Code that draws figures:

-- Start --

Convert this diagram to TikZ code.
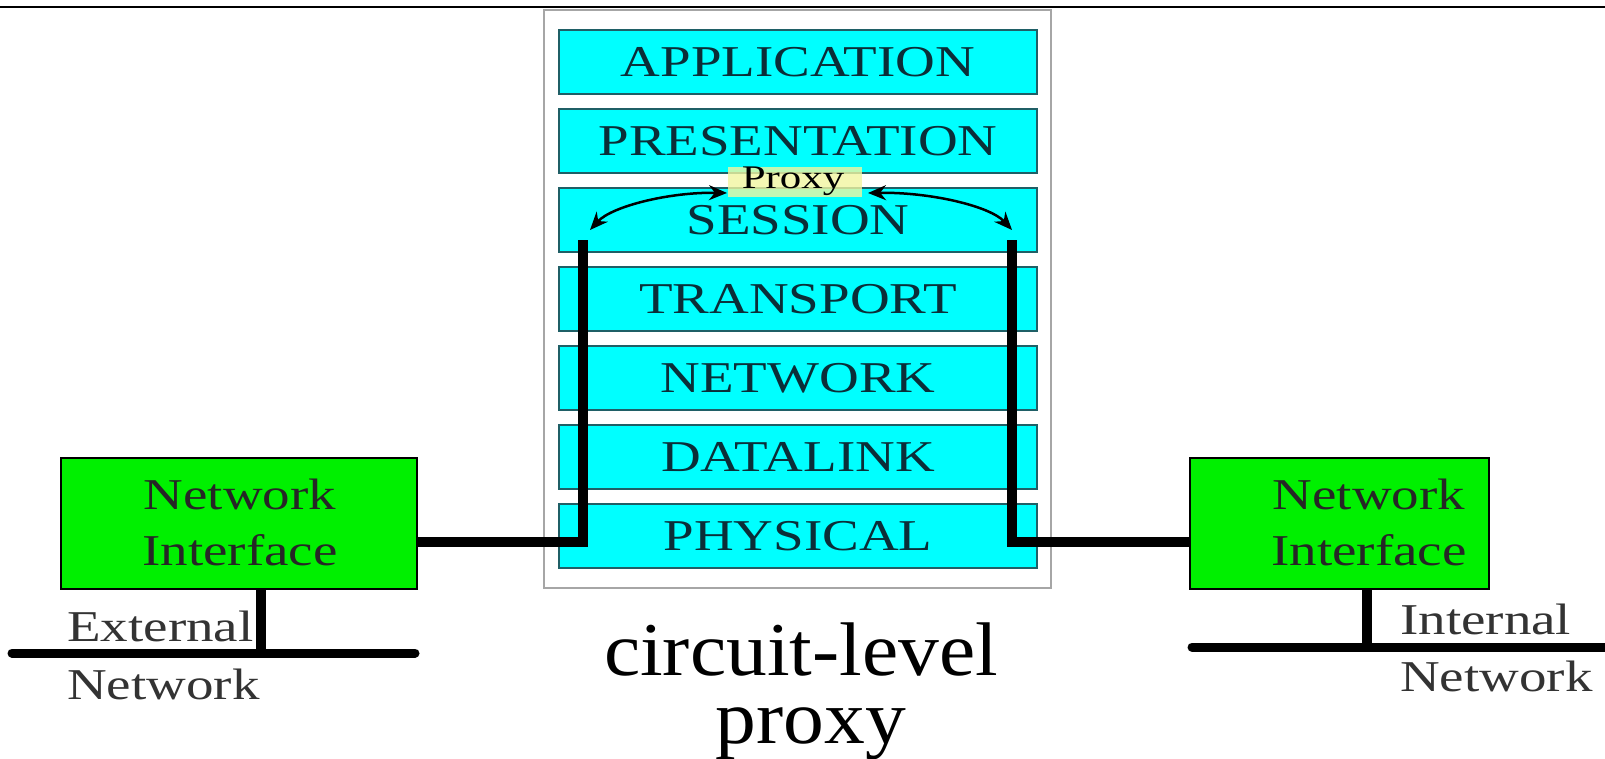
\documentclass[tikz,border=0pt]{standalone}
\usepackage{fontspec}
\setmainfont{Liberation Serif}
\usetikzlibrary{arrows.meta}
\definecolor{layerfill}{HTML}{00FFFF}
\definecolor{layerline}{HTML}{1F5F66}
\definecolor{layertext}{HTML}{0B2E38}
\definecolor{nifill}{HTML}{00F000}
\definecolor{hilite}{HTML}{F2F5A0}
% horizontally widened text
\newcommand\stretchtext[2][1.25]{\scalebox{#1}[1]{#2}}

\begin{document}
\begin{tikzpicture}[x=1pt,y=-1pt,
  layer/.style={draw=layerline, line width=2.5pt, fill=layerfill,
    minimum width=478pt, minimum height=64pt, inner sep=0pt,
    text=layertext, font=\fontsize{44}{50}\selectfont},
  nibox/.style={draw=black, line width=2pt, fill=nifill,
    minimum height=131pt, inner sep=0pt},
  nitext/.style={align=center, font=\fontsize{44}{56}\selectfont,
    text=black!85, inner sep=0pt},
  nettext/.style={anchor=west, font=\fontsize{44}{50}\selectfont,
    text=black!80, inner sep=0pt},
  wire/.style={line width=10pt, draw=black},
  netline/.style={line width=9pt, draw=black, line cap=round},
  proxyarrow/.style={line width=2.5pt,
    {Stealth[length=18pt,width=15pt]}-{Stealth[length=18pt,width=15pt]}},
]
\useasboundingbox (0,0) rectangle (1605,759);
\fill[white] (0,0) rectangle (1605,759);

% rule along the top
\draw[line width=2pt] (0,7) -- (1605,7);

% protocol stack frame
\node[draw=gray!70, line width=2pt, fill=white, minimum width=507pt,
  minimum height=578pt, inner sep=0pt] (stack) at (797.5,299) {};

% OSI layers
\foreach \name/\txt [count=\i from 0] in {app/APPLICATION, pres/PRESENTATION,
    sess/SESSION, trans/TRANSPORT, net/NETWORK, dlink/DATALINK, phys/PHYSICAL}
  \node[layer] (\name) at (798,{62+79*\i}) {\stretchtext{\txt}};

% proxy tag
\node[fill=hilite, fill opacity=0.8, minimum width=134pt, minimum height=30pt,
  inner sep=0pt] (hl) at (795,182) {};
\node[anchor=base, font=\fontsize{33}{36}\selectfont, inner sep=0pt]
  (proxylbl) at (793,189) {\stretchtext[1.3]{Proxy}};

% relay arrows
\coordinate (aL1) at (590,230);
\coordinate (aL2) at (727,193);
\coordinate (aR1) at (868,193);
\coordinate (aR2) at (1012,230);
\draw[proxyarrow] (aL1) .. controls (612,206) and (670,192) .. (aL2);
\draw[proxyarrow] (aR1) .. controls (930,192) and (990,206) .. (aR2);

% network interfaces
\node[nibox, minimum width=356pt] (niL) at (239,523.5) {};
\node[nibox, minimum width=299pt] (niR) at (1339.5,523.5) {};
\node[nitext] (niLt) at (240,522) {\stretchtext{Network}\\\stretchtext{Interface}};
\node[nitext] (niRt) at (1369,522) {\stretchtext{Network}\\\stretchtext{Interface}};

% links from the interfaces up into the stack
\coordinate (wLtop) at (583,240);
\coordinate (wLcorner) at (583,542);
\coordinate (wRtop) at (1012,240);
\coordinate (wRcorner) at (1012,542);
\draw[wire] (niL.east |- wLcorner) -- (wLcorner) -- (wLtop);
\draw[wire] (niR.west |- wRcorner) -- (wRcorner) -- (wRtop);

% external and internal network segments
\coordinate (extA) at (12,653);
\coordinate (extB) at (415,653);
\coordinate (extTap) at (261,653);
\coordinate (intA) at (1192,647);
\coordinate (intB) at (1605,647);
\coordinate (intTap) at (1367,647);
\draw[netline] (extA) -- (extB);
\draw[wire] (niL.south -| extTap) -- (extTap);
\draw[netline] (intA) -- (intB);
\draw[wire] (niR.south -| intTap) -- (intTap);

\node[nettext] (ext1) at (67,626) {\stretchtext{External}};
\node[nettext] (ext2) at (67,684) {\stretchtext{Network}};
\node[nettext] (int1) at (1400,619) {\stretchtext{Internal}};
\node[nettext] (int2) at (1400,676) {\stretchtext{Network}};

% caption (base anchor sits on the last line)
\node[anchor=base, align=center, font=\fontsize{76}{68}\selectfont, inner sep=0pt]
  (cap) at (801,743)
  {\stretchtext[1.073]{circuit-level}\\\hspace*{20pt}\stretchtext[1.073]{proxy}};
\end{tikzpicture}
\end{document}
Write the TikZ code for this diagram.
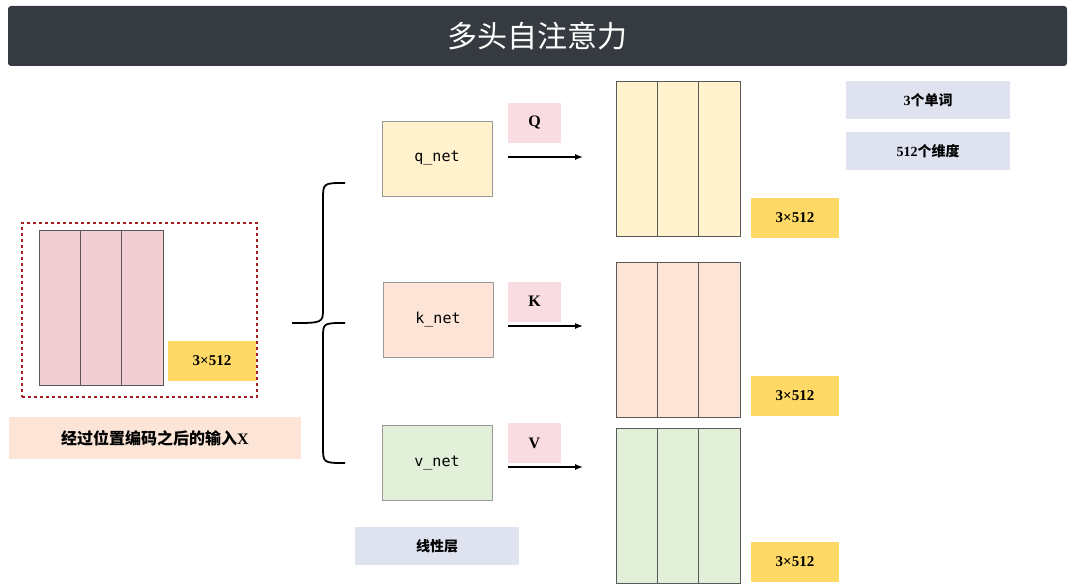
\documentclass[tikz,border=0pt]{standalone}
\usepackage{fontspec}
\setmainfont{Liberation Serif}
\setmonofont{DejaVu Sans Mono}
\newfontfamily\cjk{Noto Sans CJK SC}
\newfontfamily\cjkb{Noto Sans CJK SC}[FakeBold=0]
\definecolor{titlebg}{HTML}{353B40}
\definecolor{pinkm}{HTML}{F2CDD3}
\definecolor{yelm}{HTML}{FFF2CC}
\definecolor{peach}{HTML}{FCE4D6}
\definecolor{greenm}{HTML}{E2F0D9}
\definecolor{lab}{HTML}{FFD966}
\definecolor{qkv}{HTML}{F9DCE1}
\definecolor{bluel}{HTML}{DFE3F0}
\definecolor{dred}{HTML}{A31F24}
\tikzset{
 lbl/.style={fill=lab,minimum width=88pt,minimum height=40pt,font=\bfseries\fontsize{15}{15}\selectfont,inner sep=0},
 netbox/.style={draw=gray!80,minimum width=110pt,minimum height=75pt,font=\ttfamily\fontsize{15}{15}\selectfont},
 qbox/.style={fill=qkv,minimum width=53pt,minimum height=40pt,font=\bfseries\fontsize{16}{16}\selectfont},
 note/.style={fill=bluel,minimum width=164pt,minimum height=38pt,font=\cjk\bfseries\fontsize{14}{14}\selectfont},
 arr/.style={-{Latex[length=8pt,width=6pt]},line width=1.2pt}
}
\usetikzlibrary{arrows.meta}
\newcommand{\mygrid}[3]{% x y fill
 \fill[#3] (#1,#2) rectangle ++(124,-155);
 \draw[gray!70!black,line width=0.5pt] (#1,#2) grid[xstep=41.33,ystep=38.75] ++(124,-155);
 \draw[gray!70!black,line width=0.5pt] (#1,#2) rectangle ++(124,-155);}
\begin{document}
\begin{tikzpicture}[x=1pt,y=-1pt]
\useasboundingbox (0,0) rectangle (1075,588);
\node[fill=titlebg,rounded corners=3pt,minimum width=1059pt,minimum height=60pt,text=white,font=\cjk\fontsize{30}{30}\selectfont] (title) at (537.5,36) {多头自注意力};
% left
\begin{scope}[shift={(39,385)}]
\fill[pinkm] (0,0) rectangle (124,-155);
\draw[gray!70!black,line width=0.5pt,xstep=41.33,ystep=38.75] (0,-155) grid (124,0);
\draw[gray!70!black,line width=0.5pt] (0,0) rectangle (124,-155);
\end{scope}
\node[draw=dred,dashed,line width=1.6pt,minimum width=235pt,minimum height=174pt] (inbox) at (139.5,310) {};
\node[lbl] (l0) at (212,361) {3×512};
\node[fill=peach,minimum width=292pt,minimum height=42pt,font=\cjk\bfseries\fontsize{16}{16}\selectfont] (inlab) at (155,438) {经过位置编码之后的输入\textrm{\textbf{X}}};
% brace
\coordinate (bt) at (345,183);
\coordinate (bb) at (345,463);
\coordinate (bm) at (292,323);
\draw[line width=1.8pt] (bt) .. controls (323,183) and (323,183) .. (323,200) -- (323,308) .. controls (323,323) and (323,323) .. (bm);
\draw[line width=1.8pt] (bb) .. controls (323,463) and (323,463) .. (323,446) -- (323,338) .. controls (323,323) and (323,323) .. (345,323);
% nets
\node[netbox,fill=yelm] (q) at (437,158.5) {q\_net};
\node[netbox,fill=peach] (k) at (438,319.5) {k\_net};
\node[netbox,fill=greenm] (v) at (437,462.5) {v\_net};
\node[qbox] (Q) at (534.5,123) {Q};
\node[qbox] (K) at (534.5,301.5) {K};
\node[qbox] (V) at (534.5,443) {V};
\coordinate (qa) at (508,157); \coordinate (qb) at (583,157);
\coordinate (ka) at (508,326); \coordinate (kb) at (583,326);
\coordinate (va) at (508,467); \coordinate (vb) at (583,467);
\draw[arr] (qa) -- (qb);
\draw[arr] (ka) -- (kb);
\draw[arr] (va) -- (vb);
% right grids
\foreach \yy/\cc in {236/yelm,417/peach,583/greenm}{
\begin{scope}[shift={(616,\yy)}]
\fill[\cc] (0,0) rectangle (124,-155);
\draw[gray!70!black,line width=0.5pt,xstep=41.33,ystep=38.75] (0,-155) grid (124,0);
\draw[gray!70!black,line width=0.5pt] (0,0) rectangle (124,-155);
\end{scope}}
\node[lbl] (l1) at (795,218) {3×512};
\node[lbl] (l2) at (795,396) {3×512};
\node[lbl] (l3) at (795,562) {3×512};
\node[note] (n1) at (928,100) {\textrm{\textbf{3}}个单词};
\node[note] (n2) at (928,151.5) {\textrm{\textbf{512}}个维度};
\node[note] (n3) at (437,546) {线性层};
\end{tikzpicture}
\end{document}
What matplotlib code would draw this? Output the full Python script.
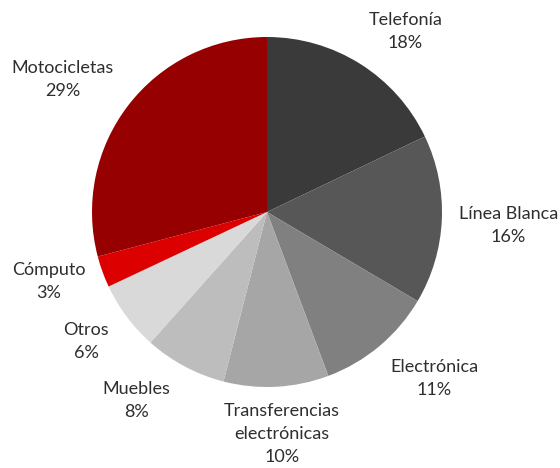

-- End --

## YOUR OBJECTIVE
Identify the lines in the entries that hold "this" and return each one.

## FULL SOLUTION
Convert this diagram to TikZ code.
Write the TikZ code for this diagram.
What matplotlib code would draw this? Output the full Python script.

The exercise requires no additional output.